# Cristal para el 16f877A?



## ncoliv (Oct 24, 2007)

Buenas Tardes. Necesito saber que cristal utiliza el pic 16f877A. 
Tengo un código para un 16f873, funcionaria en un 16f877A. Si no que modificaciones habría que hacer?
Muchas gracias


----------



## Paloky (Oct 24, 2007)

El PIC16F877A, puede funcionar como máximo con un cristal de 20MHz.

Si el PIC es el 16F877, SIN la letra "A". este solo puede funcionar con un cristal de 4MHz.

Los ejemplos del16F873, si que son compatibles con el 877, pero debes tener en cuenta de indicarle la libreria del micro correcta.

Un Saludo.


----------



## El nombre (Oct 24, 2007)

Ummm

No es del todo correcto. La A no indica eso. Hay 877 sin A que despues te indica un veinte que es la frecuencia de trabajo máx.

Si no indica nada es a 4Mhz si es a otra frecuencia lo indica.


----------



## Paloky (Oct 25, 2007)

Es verdad, perdón.

La frecuencia la indicada con un "xxxx-20" la version de 20MHz y sin nada la versión de 4 MHz.
De todas formas, la versión "A", ja era compatible con los 20MHz creo.
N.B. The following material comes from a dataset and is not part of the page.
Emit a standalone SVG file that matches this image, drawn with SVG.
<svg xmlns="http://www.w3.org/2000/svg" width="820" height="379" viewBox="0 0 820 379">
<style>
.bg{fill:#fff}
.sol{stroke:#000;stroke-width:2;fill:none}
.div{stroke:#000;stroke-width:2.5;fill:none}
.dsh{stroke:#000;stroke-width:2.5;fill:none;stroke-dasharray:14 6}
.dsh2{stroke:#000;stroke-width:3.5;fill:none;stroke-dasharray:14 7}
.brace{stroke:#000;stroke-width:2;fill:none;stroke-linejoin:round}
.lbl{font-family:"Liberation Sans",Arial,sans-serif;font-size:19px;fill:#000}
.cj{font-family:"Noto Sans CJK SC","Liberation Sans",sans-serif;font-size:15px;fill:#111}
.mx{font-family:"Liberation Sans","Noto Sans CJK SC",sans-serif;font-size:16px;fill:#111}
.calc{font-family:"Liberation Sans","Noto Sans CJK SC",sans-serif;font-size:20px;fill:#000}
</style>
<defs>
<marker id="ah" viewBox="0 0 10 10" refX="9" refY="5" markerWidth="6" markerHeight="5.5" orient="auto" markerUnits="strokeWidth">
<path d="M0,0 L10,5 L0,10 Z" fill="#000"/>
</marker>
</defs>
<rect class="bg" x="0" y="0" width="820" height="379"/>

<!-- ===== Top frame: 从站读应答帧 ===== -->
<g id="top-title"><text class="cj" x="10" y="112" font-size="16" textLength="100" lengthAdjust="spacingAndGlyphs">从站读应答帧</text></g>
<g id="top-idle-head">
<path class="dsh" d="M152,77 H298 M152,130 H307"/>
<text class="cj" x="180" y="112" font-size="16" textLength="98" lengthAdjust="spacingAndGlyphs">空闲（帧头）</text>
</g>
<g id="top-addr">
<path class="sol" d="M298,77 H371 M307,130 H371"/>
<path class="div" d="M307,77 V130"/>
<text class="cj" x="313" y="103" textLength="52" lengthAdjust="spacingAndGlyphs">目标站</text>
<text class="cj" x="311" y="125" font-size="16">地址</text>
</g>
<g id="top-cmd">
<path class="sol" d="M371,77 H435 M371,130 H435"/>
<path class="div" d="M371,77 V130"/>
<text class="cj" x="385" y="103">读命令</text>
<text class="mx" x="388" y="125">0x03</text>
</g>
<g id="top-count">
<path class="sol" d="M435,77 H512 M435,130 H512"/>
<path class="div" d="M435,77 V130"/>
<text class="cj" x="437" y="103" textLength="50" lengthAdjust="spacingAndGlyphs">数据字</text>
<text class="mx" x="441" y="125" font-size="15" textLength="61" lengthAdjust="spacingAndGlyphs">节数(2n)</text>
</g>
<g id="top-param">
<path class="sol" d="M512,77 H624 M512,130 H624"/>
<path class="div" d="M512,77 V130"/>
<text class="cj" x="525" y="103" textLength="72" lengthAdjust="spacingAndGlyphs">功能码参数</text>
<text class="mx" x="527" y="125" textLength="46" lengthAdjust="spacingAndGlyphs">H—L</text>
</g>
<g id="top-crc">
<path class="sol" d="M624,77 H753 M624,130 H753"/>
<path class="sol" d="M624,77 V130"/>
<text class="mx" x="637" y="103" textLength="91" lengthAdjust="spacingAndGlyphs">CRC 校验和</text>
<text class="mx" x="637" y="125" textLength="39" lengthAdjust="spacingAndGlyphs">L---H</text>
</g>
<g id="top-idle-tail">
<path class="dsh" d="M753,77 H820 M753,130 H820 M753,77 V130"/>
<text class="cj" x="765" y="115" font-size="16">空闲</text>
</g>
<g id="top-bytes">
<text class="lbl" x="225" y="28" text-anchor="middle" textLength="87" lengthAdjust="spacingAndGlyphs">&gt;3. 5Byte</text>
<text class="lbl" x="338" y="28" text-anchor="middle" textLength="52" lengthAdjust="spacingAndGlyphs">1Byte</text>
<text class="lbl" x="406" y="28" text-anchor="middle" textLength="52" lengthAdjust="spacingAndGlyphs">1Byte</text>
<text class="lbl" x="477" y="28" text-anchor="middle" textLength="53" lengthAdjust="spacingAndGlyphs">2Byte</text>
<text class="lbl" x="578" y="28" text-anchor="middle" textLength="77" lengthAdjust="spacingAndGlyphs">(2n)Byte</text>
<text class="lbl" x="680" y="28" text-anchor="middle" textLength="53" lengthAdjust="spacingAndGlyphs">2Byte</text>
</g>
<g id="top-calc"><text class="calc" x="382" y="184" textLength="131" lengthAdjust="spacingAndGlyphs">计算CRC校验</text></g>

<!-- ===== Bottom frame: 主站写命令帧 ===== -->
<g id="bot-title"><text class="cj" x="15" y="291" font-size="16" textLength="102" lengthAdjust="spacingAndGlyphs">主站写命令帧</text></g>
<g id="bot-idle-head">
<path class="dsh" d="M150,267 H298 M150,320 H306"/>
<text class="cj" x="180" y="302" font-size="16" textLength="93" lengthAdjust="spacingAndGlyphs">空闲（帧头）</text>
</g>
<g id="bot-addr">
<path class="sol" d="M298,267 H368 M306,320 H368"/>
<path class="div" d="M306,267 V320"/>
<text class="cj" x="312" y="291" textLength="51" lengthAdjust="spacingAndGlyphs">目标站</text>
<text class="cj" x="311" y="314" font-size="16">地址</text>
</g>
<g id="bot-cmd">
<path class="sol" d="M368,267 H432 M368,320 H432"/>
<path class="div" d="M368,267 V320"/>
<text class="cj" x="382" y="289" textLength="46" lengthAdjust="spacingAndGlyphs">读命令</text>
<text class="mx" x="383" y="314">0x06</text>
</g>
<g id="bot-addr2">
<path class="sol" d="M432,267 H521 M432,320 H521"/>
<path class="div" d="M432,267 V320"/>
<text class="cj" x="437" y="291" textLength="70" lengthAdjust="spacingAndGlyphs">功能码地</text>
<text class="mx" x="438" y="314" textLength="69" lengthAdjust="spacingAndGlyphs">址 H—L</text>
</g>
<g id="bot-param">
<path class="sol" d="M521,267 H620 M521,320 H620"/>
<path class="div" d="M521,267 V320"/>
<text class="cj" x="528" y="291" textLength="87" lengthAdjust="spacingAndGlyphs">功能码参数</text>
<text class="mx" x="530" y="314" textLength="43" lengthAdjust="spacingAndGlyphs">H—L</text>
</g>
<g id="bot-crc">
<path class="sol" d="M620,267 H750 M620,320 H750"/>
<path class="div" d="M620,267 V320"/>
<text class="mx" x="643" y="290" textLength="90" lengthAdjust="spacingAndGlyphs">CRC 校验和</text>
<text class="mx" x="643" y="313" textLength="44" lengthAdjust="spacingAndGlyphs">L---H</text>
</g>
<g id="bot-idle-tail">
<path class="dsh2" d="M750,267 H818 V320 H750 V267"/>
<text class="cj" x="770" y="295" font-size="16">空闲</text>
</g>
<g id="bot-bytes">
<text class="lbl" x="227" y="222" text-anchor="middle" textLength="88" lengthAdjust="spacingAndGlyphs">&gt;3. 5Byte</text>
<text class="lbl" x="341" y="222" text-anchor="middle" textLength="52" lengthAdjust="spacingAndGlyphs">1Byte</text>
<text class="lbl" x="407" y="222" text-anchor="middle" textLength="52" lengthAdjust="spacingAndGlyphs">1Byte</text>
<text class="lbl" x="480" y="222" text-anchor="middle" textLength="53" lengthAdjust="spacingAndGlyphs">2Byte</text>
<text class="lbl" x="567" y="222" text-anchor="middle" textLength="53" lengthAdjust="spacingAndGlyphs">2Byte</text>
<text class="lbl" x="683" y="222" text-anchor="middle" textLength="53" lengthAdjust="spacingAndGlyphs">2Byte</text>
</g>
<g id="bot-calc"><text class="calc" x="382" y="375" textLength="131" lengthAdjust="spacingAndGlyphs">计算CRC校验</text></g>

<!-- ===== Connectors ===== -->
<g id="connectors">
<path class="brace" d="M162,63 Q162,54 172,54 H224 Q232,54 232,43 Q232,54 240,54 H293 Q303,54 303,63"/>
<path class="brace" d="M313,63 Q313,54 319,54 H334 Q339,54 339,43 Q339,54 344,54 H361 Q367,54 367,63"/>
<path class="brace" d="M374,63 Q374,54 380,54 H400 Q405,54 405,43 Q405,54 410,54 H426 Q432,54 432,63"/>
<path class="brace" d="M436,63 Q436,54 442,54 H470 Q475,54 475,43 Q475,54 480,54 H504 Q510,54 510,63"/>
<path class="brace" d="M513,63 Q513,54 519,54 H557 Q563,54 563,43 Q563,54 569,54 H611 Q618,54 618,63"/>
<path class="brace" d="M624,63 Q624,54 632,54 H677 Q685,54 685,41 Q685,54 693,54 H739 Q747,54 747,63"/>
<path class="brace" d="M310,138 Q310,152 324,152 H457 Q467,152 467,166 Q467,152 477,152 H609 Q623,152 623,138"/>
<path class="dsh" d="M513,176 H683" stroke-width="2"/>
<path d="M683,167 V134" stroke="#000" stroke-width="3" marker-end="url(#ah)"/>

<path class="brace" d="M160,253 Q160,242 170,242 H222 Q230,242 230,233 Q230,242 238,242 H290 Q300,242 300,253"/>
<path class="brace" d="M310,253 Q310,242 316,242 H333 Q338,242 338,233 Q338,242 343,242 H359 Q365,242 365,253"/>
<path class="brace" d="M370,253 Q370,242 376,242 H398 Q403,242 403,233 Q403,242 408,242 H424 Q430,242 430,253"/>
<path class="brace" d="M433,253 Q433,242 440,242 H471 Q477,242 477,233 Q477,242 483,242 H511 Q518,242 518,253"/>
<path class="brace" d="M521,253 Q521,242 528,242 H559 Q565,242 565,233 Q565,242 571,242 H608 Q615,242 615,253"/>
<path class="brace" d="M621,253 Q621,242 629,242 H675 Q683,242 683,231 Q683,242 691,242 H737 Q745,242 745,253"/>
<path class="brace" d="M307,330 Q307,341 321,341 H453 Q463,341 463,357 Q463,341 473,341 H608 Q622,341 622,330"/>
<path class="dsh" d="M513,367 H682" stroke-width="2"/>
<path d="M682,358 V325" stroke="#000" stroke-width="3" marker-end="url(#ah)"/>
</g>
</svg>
La "A", fue la segunda generación del 877.  La versión "A", mejoraba questiones de consumo y de arquitectura interna.

Con la versión "A", recuerdo que no era posible utilizar el ICD1. Solo funcionaba con el ICD2.

Saludos.


----------



## maunix (Oct 25, 2007)

ncoliv, te diría que casi no tendrás que hacer cambios, a lo sumo algun retoque para deshabilitar o no los puertos que tiene el 877 y que no tiene el 873.  También fijate de deshabilitar el Parallel Slave Port.

En cuanto a lo demás, la diferencia de A y no A no es la frecuencia sino algunos cambios internos como ser, los A tienen memoria más rápida para autoprogramarse, su eeprom y flash resisten muchas más grabaciones, los no A tienen generador de voltaje de referencia eso solo por citar algunas.

Lo que no diga nada no significa que sea de 4Mhz, Un pic no 16F877 que sea Industrial ya es de 20Mhz, sin necesidad que diga -20


----------